To make the filling, place the chopped chocolate in the top half of a double boiler. Place over (not touching) gently simmering water in the bottom pan and heat, stirring frequently, until completely melted. Remove from the heat and set aside until just cool to the touch. Do not allow it to get too cold or it will begin to harden.
While the chocolate is cooling, place the peanut butter in the bowl of a stand mixer fitted with the paddle and beat on medium speed just until softened. Add the slightly warm chocolate and beat until combined. The mixture will be quite stiff, so make sure it is well blended.
Using a teaspoon, fill each egg shape with the peanut butter mixture, smoothing the top with a spatula or knife. If you prefer a soft filling, let the eggs rest at room temperature for about 1 hour before serving. If a firmer texture if preferred, place the eggs in the refrigerator for about 15 minutes to allow the filling to harden, then serve.

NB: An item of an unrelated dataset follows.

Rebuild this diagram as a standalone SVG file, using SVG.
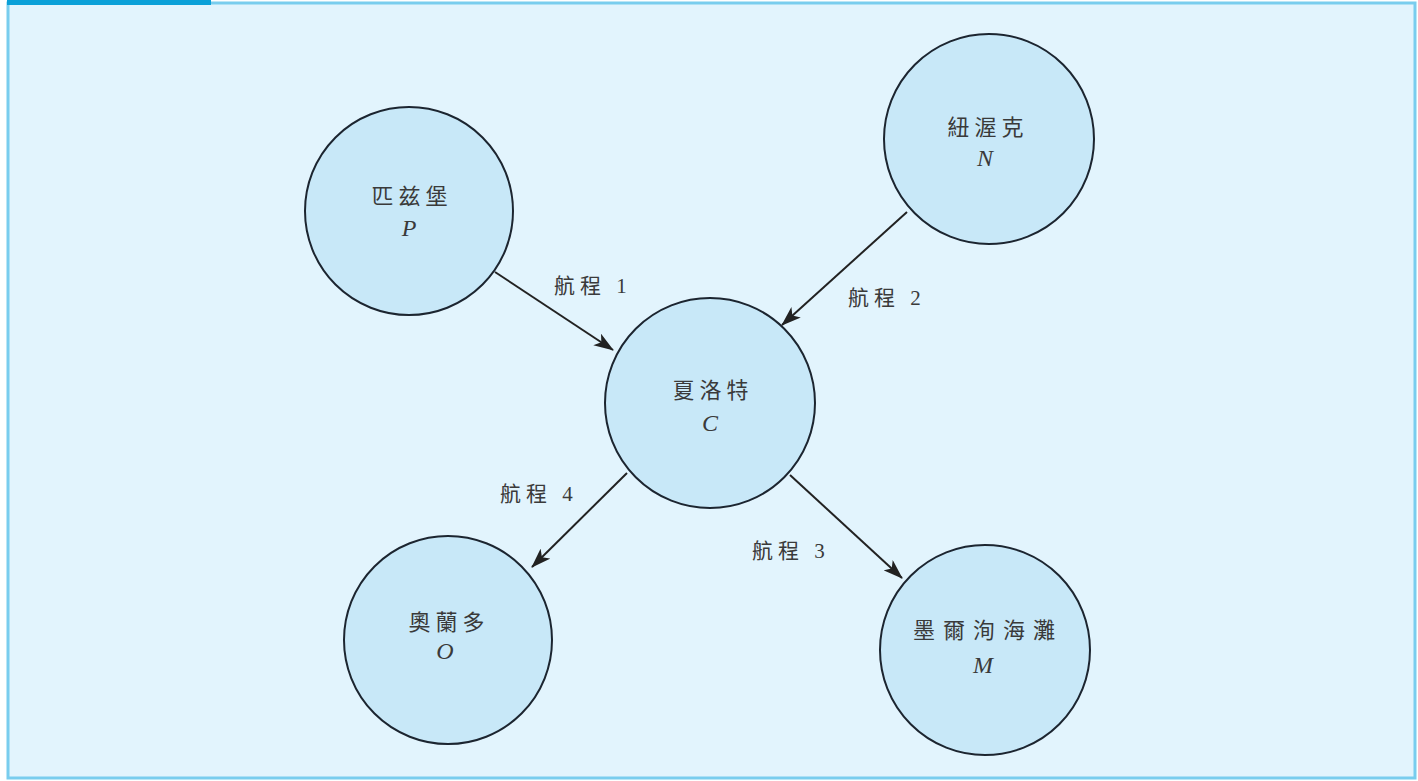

Store, in a single later, covered and refrigerated, for up to 3 days.
Molding Chocolate:
You cannot mold tempered chocolate successfully in wood or other porous materials. Nor is glass a good choice. When you pour tempered choccolate into a glass mold, it immediately takes on the temperature of the glass, which if it is too hot or too cold will cause the chocolate to go out of temper. Antique metal molds, with interiors that have been damaged through years of use or the passage of time, are best used as wall decorations. Flexible plastic molds are terrific, but in time they begin to show wear and must be replaced. All of this is my way of saying that firm plastic and polycarbonate molds are the best choices for molding chocolate.
Although you might have heard that coating a mold with fat will make removing the finished product easier, do not try it. It will not help unmold the item; it will only make it greasy. Chocolate, like plaster, retracts as it cools, which ensures that once it has set it will easily pull away from a plastic mold. Remember, chocolate reflects the surface against which it has been molded, so if properly done, the set chocolate will be smooth and shiny. However, the chocolate must be tempered—not simply melted—or it won't release.

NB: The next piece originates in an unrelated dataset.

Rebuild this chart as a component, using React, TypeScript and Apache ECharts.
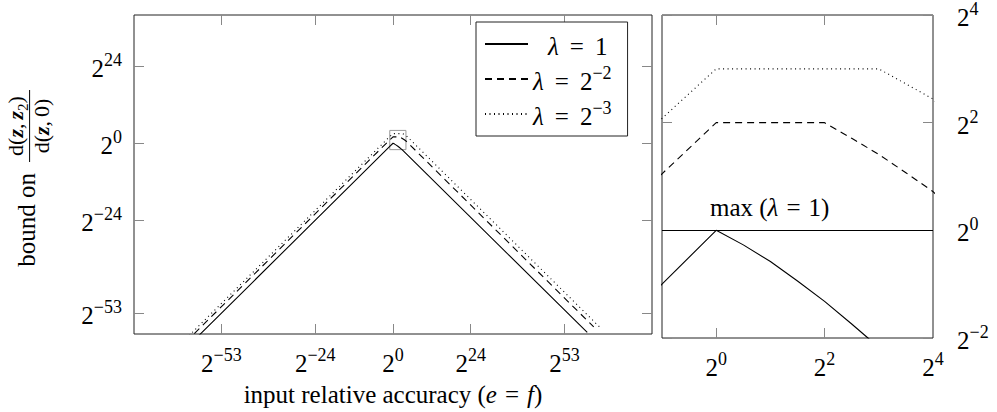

Before you begin to fill a mold, set up your workspace: Have the tempered chocolate in a bowl. Alongside the chocolate have the mold; a ladle; a paring knife; pastry scraper; large metal offset spatula, or other smooth-edged utensil; a wire rack on a parchment- or waxed paper-lined baking sheet; and some clean kitchen towels.
Using the ladle, carefully fill the mold with the liquid chocolate. Once the mold is full, invert it over the bowl of tempered chocolate and allow the excess chocolate to drop back into the bowl. If the mold is finely detailed, it will be necessary to tap on the sides to release any air bubbles that might form in the raised detail. The mold should now be evenly coated with a thin layer (usually 1/8 or 1/16 inch thick, depending on the recipe) of chocolate. Wipe the edge of the mold, or the edge surrounding each cup in the mold, clean with a paring knife or pastry scraper. Place the chocolate-coated mold, open side down, on the wire rack. Let stand for about 5 minutes, or until the chocolate begins to harden. Using the paring knife, scrape the edge of the mold absolutely clean of hardened chocolate. This is important, because the chocolate retracts from the sides of the mold as it sets, and a clean edge will keep it from sticking and cracking as it shrinks. If desired, you can place the mold in the refrigerator for a few minutes to speed the hardening, but do not leave it there for any length of time.

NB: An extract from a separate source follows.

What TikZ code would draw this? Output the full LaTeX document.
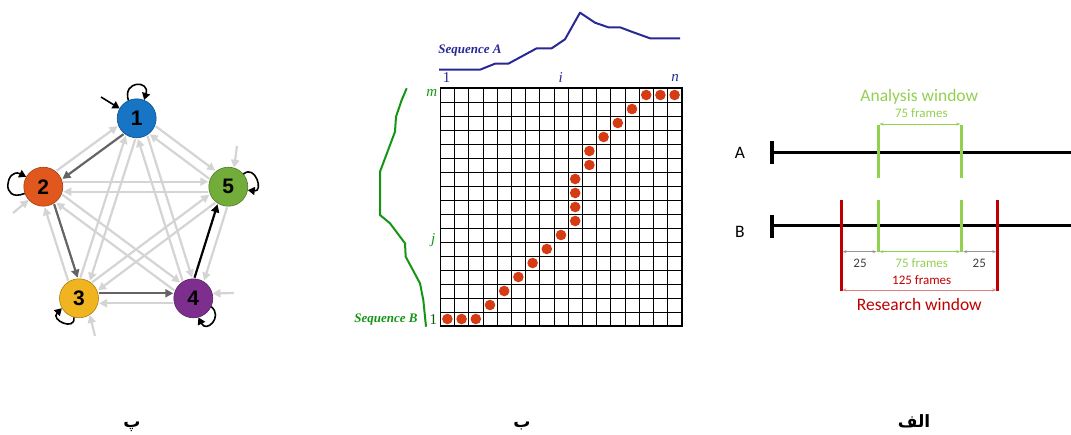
\documentclass[tikz,border=0pt]{standalone}
\usepackage{fontspec}
\setmainfont{Carlito}
\newfontfamily\numfont{Liberation Sans}
\newfontfamily\seqfont{Liberation Serif}
\newfontfamily\arabicfont[Script=Arabic]{DejaVu Sans}
\TeXXeTstate=1
\usetikzlibrary{arrows.meta,calc}
\definecolor{stblue}{RGB}{24,116,196}
\definecolor{storange}{RGB}{224,88,30}
\definecolor{stgreen}{RGB}{114,172,58}
\definecolor{styellow}{RGB}{240,180,32}
\definecolor{stpurple}{RGB}{126,47,142}
\definecolor{litegray}{RGB}{212,212,212}
\definecolor{edgedark}{RGB}{100,100,100}
\definecolor{seqblue}{RGB}{40,40,150}
\definecolor{seqgreen}{RGB}{20,150,20}
\definecolor{dotred}{RGB}{214,60,20}
\definecolor{winGreen}{RGB}{146,208,80}
\definecolor{winRed}{RGB}{192,0,0}
\definecolor{dimGray}{RGB}{150,150,150}
\definecolor{txtGray}{RGB}{64,64,64}

\begin{document}
\begin{tikzpicture}[
      x=1pt, y=-1pt,
      state/.style={circle, minimum size=39pt, inner sep=0pt, line width=0.6pt,
                    font=\numfont\bfseries\fontsize{21}{21}\selectfont},
      lite/.style={-{Triangle[length=8pt,width=8pt]}, line width=2.2pt, litegray},
      dark/.style={lite, edgedark},
      blk/.style={lite, black},
      loopy/.style={-{Triangle[length=7pt,width=8pt]}, line width=1.6pt, black},
      seqtxt/.style={font=\seqfont\bfseries\itshape\fontsize{13}{15}\selectfont},
      idx/.style={font=\seqfont\itshape\fontsize{15}{17}\selectfont},
      dot/.style={fill=dotred},
      tl/.style={line width=3.5pt, black},
      gwin/.style={line width=3pt, winGreen},
      rwin/.style={line width=3pt, winRed},
      dim/.style={{Stealth[length=4pt,width=3pt]}-{Stealth[length=4pt,width=3pt]}, line width=0.6pt},
      lbl/.style={font=\fontsize{17.5}{20}\selectfont},
      small/.style={font=\fontsize{13}{15}\selectfont},
      fa/.style={anchor=base, font=\arabicfont\bfseries\fontsize{17}{20}\selectfont},
    ]
    \useasboundingbox (0,0) rectangle (1071,434);

    % ---------- state graph ----------
    \node[state, fill=stblue, draw=stblue!70!black] (n1) at (136.7,118.3) {1};
    \node[state, fill=storange, draw=storange!70!black] (n2) at (43.3,186.7) {2};
    \node[state, fill=stgreen, draw=stgreen!70!black] (n5) at (228.3,186.7) {5};
    \node[state, fill=styellow, draw=styellow!70!black] (n3) at (79,298.3) {3};
    \node[state, fill=stpurple, draw=stpurple!70!black] (n4) at (193.3,298.3) {4};

    \foreach \a/\b in {2/1,1/3,3/1,1/4,4/1,1/5,5/1,3/2,2/4,4/2,2/5,5/2,4/3,3/5,5/3,5/4}
      \draw[lite] ($(n\a)!20pt!(n\b)!5pt!90:(n\b)$) -- ($(n\b)!20pt!(n\a)!5pt!-90:(n\a)$);
    \foreach \a/\b/\s in {1/2/dark,2/3/dark,3/4/dark,4/5/blk}
      \draw[\s] ($(n\a)!20pt!(n\b)!5pt!90:(n\b)$) -- ($(n\b)!20pt!(n\a)!5pt!-90:(n\a)$);

    % initial arrows
    \coordinate (i1) at (101,97);
    \coordinate (i2) at (13,213);
    \coordinate (i5) at (237,146);
    \coordinate (i3) at (95,336);
    \coordinate (i4) at (234,293);
    \draw[loopy] (i1) -- (n1.150);
    \draw[lite] (i2) -- (n2.222);
    \draw[lite] (i5) -- (n5.73);
    \draw[lite] (i3) -- (n3.303);
    \draw[lite] (i4) -- (n4.14);

    % self loops
    \draw[loopy] (n1.115) .. controls +(-6,-20) and +(6,-20) .. (n1.68);
    \draw[loopy] (n2.200) .. controls +(-25,10) and +(-20,-10) .. (n2.150);
    \draw[loopy] (n5.40) .. controls +(12,-10) and +(16,2) .. (n5.-10);
    \draw[loopy] (n3.255) .. controls +(2,14) and +(-12,12) .. (n3.210);
    \draw[loopy] (n4.-25) .. controls +(12,10) and +(8,16) .. (n4.-75);

    % ---------- alignment grid ----------
    \foreach \i in {0,...,17} {
      \draw[line width=0.8pt] ({440.3+14.2*\i},88) -- ({440.3+14.2*\i},326);
      \draw[line width=0.8pt] (440.3,{88+14*\i}) -- (681.7,{88+14*\i});
    }
    \draw[line width=1.6pt] (440.3,88) rectangle (681.7,326);
    \foreach \c/\r in {1/1,2/1,3/1,4/2,5/3,6/4,7/5,8/6,9/7,10/8,10/9,10/10,10/11,
                       11/12,11/13,12/14,13/15,14/16,15/17,16/17,17/17}
      \fill[dot] ({440.3+14.2*\c-7.1},{326-14*\r+7}) circle (5.3);

    \draw[seqblue, line width=2pt, line join=round]
      (439,69.7) -- (480,69.7) -- (495,63.7) -- (508.3,63.7) -- (536.7,48.3) -- (551.7,48.3)
      -- (565,39.3) -- (580,12.7) -- (595,22.7) -- (608.3,27.3) -- (620,27.3) -- (633.3,32.3)
      -- (650,38.3) -- (680,38.3);
    \draw[seqgreen, line width=2pt, line join=round]
      (406.7,88.3) -- (401.7,100) -- (396,116.7) -- (395,131.7) -- (380,171.7) -- (380,215)
      -- (390,223.3) -- (405,243.3) -- (405.7,256.7) -- (420,283.3) -- (423.3,300) -- (426,326.7);

    \node[seqtxt, seqblue] (seqA) at (470,51) {Sequence A};
    \node[seqtxt, seqgreen] (seqB) at (386,320) {Sequence B};
    \node[idx, seqblue, font=\seqfont\fontsize{15}{17}\selectfont] (c1) at (446.7,78) {1};
    \node[idx, seqblue] (ci) at (560.7,78) {i};
    \node[idx, seqblue] (cn) at (675,78) {n};
    \node[idx, seqgreen] (rm) at (431.7,93) {m};
    \node[idx, seqgreen] (rj) at (433.3,240) {j};
    \node[idx, seqgreen!60!black, font=\seqfont\fontsize{15}{17}\selectfont] (r1) at (433.3,320) {1};

    % ---------- analysis / research windows ----------
    \coordinate (aL) at (772,152.3);
    \coordinate (aR) at (1071,152.3);
    \coordinate (bL) at (772,225.7);
    \coordinate (bR) at (1071,225.7);
    \draw[tl] (aL) -- (aR);
    \draw[tl] (bL) -- (bR);
    \draw[tl] ($(aL)+(0,-11)$) -- ($(aL)+(0,12)$);
    \draw[tl] ($(bL)+(0,-11)$) -- ($(bL)+(0,12)$);
    \node[lbl] (tA) at (740,153) {A};
    \node[lbl] (tB) at (740,232) {B};

    \draw[gwin] (878,125) -- (878,178.3);
    \draw[gwin] (961.7,125) -- (961.7,178.3);
    \draw[gwin] (878,200) -- (878,251.7);
    \draw[gwin] (961.7,200) -- (961.7,251.7);
    \draw[rwin] (841,200) -- (841,290.7);
    \draw[rwin] (997.7,200) -- (997.7,290.7);

    \draw[dim, winGreen] (879.5,124) -- (960.2,124);
    \draw[dim, dimGray] (842.5,251.7) -- (876.5,251.7);
    \draw[dim, winGreen] (879.5,251.7) -- (960.2,251.7);
    \draw[dim, dimGray] (963.2,251.7) -- (996.2,251.7);
    \draw[dim, winRed!50] (842.5,290) -- (996.2,290);

    \node[lbl, winGreen] (aw) at (919.3,97.3) {Analysis window};
    \node[small, winGreen] (af) at (921.3,113.5) {75 frames};
    \node[small, txtGray] (d1) at (860,263.3) {25};
    \node[small, winGreen] (d2) at (921.7,263.3) {75 frames};
    \node[small, txtGray] (d3) at (979.3,263.3) {25};
    \node[small, winRed] (rf) at (921.7,280.5) {125 frames};
    \node[lbl, winRed] (rw) at (919.3,304) {Research window};

    % ---------- panel labels ----------
    \node[fa] (pA) at (914,427) {\beginR الف\endR};
    \node[fa] (pB) at (522,427) {\beginR ب\endR};
    \node[fa] (pC) at (132,427) {\beginR پ\endR};
  \end{tikzpicture}
\end{document}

Once you have invested in molds, they can be used over and over again. My best advice for extending the life of plastic or polycarbonate molds is to clean them with care. Wash them in hot, soapy water, carefully wiping them clean with a soft cloth (never any rough material or a scouring pad). Then rinse them well under running water and dry thoroughly, as water deposits can be as damaging to molds as scratchy scrubbers.
Gluing Chocolate:
If desired, you can glue two egg halves together to form a whole egg. The glue that holds molded chocolate pieces together is simply more chocolate! Melt just enough chocolate to make a fine "glue" line between the chocolate edges. Place the filled eggs in the refrigerator for about 15 minutes, so they will be cold enough to "set" the chocolate "glue" immediately when you attach them to one another. Using the melted chocolate just as you would regular glue, and working with two eggs at a time, coat the chocolate edge of one egg with the melted chocolate and then quickly put the two eggs together and hold them firmly in place. If the eggs are cold enough, the melted chocolate will set immediately.